When Julia Child‘s memoir was released in 2006 — My Life in France, published posthumously with the help of her husband Paul’s grandnephew Alex Prud’homme — most readers presumably picked it up to learn about the famed chef‘s life in and out of the kitchen. But, sprinkled amid the text, there was another treat: the photography of Paul Child, a masterful artist in his own right.
In the new book France is a Feast: The Photographic Journey of Paul and Julia Child, by Prud’homme and Katie Pratt, his work takes center stage in what Prud’homme describes as a “visual extension of Julia’s memoir, an extension that lets Paul’s imagery take the lead.”
In 1948, Paul and Julia moved to France when he took on the position as cultural attaché for the U.S. Information Service. He worked out of the U.S. Embassy in Paris curating and promoting American art in France. The couple would move around France and the rest of Europe during the tenure of his position, but one thing would always remain the same: a constant curiosity about the cities they lived in, from Paris to Marseille and beyond. With Julia by his side, Paul would wander the streets and snap away. According to Prud’homme, he was known as a prolific picture-taker and rarely left home without a camera or two. The more than 200 images in the book are a small sampling of a vast archive focusing on their lives in France roughly during the years of 1948-1954.
Although Child did not have a traditional education in photography, he did have formal training as a painter and in graphic arts. He was a master of light, capturing the subtle details of shadows and highlights, creating photos rather than taking them. This mastery can be seen in slide number six above, with Julia’s leg illuminated by a simple wall lamp. The frames surrounding this particular image are highlighted in a filmstrip published in the book. Julia makes many appearances in the book and is clearly his muse.

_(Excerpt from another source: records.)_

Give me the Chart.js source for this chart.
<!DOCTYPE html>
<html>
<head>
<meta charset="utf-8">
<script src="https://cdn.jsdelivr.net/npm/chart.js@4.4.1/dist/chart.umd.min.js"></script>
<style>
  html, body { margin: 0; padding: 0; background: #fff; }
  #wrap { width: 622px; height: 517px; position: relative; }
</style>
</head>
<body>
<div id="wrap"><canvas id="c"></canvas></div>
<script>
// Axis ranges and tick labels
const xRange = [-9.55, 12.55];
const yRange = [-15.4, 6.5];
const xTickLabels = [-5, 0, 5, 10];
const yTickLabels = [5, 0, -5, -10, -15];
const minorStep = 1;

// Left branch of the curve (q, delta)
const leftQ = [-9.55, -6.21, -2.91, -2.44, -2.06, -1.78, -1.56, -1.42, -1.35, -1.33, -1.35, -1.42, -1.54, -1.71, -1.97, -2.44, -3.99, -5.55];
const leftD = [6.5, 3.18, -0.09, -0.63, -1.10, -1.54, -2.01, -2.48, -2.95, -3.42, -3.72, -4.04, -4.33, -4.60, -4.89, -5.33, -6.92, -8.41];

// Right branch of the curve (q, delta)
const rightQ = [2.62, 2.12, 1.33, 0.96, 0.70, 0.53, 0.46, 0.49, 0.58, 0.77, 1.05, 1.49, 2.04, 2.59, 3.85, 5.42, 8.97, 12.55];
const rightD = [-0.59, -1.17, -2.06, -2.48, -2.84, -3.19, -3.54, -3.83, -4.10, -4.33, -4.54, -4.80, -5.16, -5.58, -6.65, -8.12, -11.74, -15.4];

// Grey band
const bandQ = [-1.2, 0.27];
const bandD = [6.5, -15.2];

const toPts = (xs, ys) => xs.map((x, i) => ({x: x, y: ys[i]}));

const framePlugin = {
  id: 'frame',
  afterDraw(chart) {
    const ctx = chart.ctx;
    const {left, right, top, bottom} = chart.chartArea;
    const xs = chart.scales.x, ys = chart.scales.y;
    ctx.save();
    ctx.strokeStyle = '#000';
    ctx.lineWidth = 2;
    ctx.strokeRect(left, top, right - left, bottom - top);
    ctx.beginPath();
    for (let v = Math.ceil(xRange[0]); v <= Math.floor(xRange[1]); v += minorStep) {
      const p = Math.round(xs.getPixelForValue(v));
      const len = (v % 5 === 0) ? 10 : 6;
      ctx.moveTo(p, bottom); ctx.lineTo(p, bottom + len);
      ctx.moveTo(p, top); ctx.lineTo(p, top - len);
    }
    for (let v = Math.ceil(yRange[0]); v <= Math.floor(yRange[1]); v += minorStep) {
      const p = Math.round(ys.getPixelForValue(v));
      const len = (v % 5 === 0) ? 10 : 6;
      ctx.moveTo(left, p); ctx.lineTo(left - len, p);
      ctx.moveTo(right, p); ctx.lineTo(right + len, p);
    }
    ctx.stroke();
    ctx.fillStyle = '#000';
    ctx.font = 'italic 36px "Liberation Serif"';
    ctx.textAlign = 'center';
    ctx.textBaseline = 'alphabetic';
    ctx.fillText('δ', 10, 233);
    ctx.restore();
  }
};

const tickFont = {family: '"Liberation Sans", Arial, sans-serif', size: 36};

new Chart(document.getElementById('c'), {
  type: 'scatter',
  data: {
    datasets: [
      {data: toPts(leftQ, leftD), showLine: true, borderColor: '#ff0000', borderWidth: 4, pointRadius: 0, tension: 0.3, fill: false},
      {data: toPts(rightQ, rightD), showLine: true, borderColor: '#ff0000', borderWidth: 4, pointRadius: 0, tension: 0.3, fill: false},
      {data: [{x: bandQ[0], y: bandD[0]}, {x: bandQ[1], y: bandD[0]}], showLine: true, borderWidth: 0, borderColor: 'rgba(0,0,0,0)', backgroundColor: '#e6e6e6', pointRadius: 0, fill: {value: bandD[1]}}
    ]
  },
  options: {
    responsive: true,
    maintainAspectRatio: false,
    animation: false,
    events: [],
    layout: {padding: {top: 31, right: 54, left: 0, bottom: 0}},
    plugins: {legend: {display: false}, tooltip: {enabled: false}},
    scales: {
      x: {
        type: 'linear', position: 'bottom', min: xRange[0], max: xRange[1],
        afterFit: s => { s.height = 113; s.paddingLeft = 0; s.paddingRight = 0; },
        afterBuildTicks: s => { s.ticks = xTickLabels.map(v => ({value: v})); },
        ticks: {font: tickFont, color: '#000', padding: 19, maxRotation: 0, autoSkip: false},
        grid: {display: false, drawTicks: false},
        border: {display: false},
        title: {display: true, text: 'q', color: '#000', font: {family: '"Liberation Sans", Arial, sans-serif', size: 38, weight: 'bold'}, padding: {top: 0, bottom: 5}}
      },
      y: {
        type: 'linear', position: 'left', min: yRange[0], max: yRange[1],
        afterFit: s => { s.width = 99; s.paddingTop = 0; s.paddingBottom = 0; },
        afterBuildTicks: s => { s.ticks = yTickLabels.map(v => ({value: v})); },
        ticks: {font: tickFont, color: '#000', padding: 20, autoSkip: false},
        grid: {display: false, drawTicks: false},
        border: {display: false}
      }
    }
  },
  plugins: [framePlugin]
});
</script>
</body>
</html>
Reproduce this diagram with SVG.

During these years, France was a hotbed of creativity with many artists and writers passing through. In 1952, Paul met the great photographer and director of the photography department at MoMA, Edward Steichen. During their discussions, Steichen noted that Child was “a great photographer” and selected six images to be a part of the permanent collection at the New York City Museum.
“He was a true artist,” Pratt writes in the forward to France is a Feast, “always pushing himself in his own creative process, continuing to explore the media he was using (primarily photography and painting) and always driven to improve on his own work.”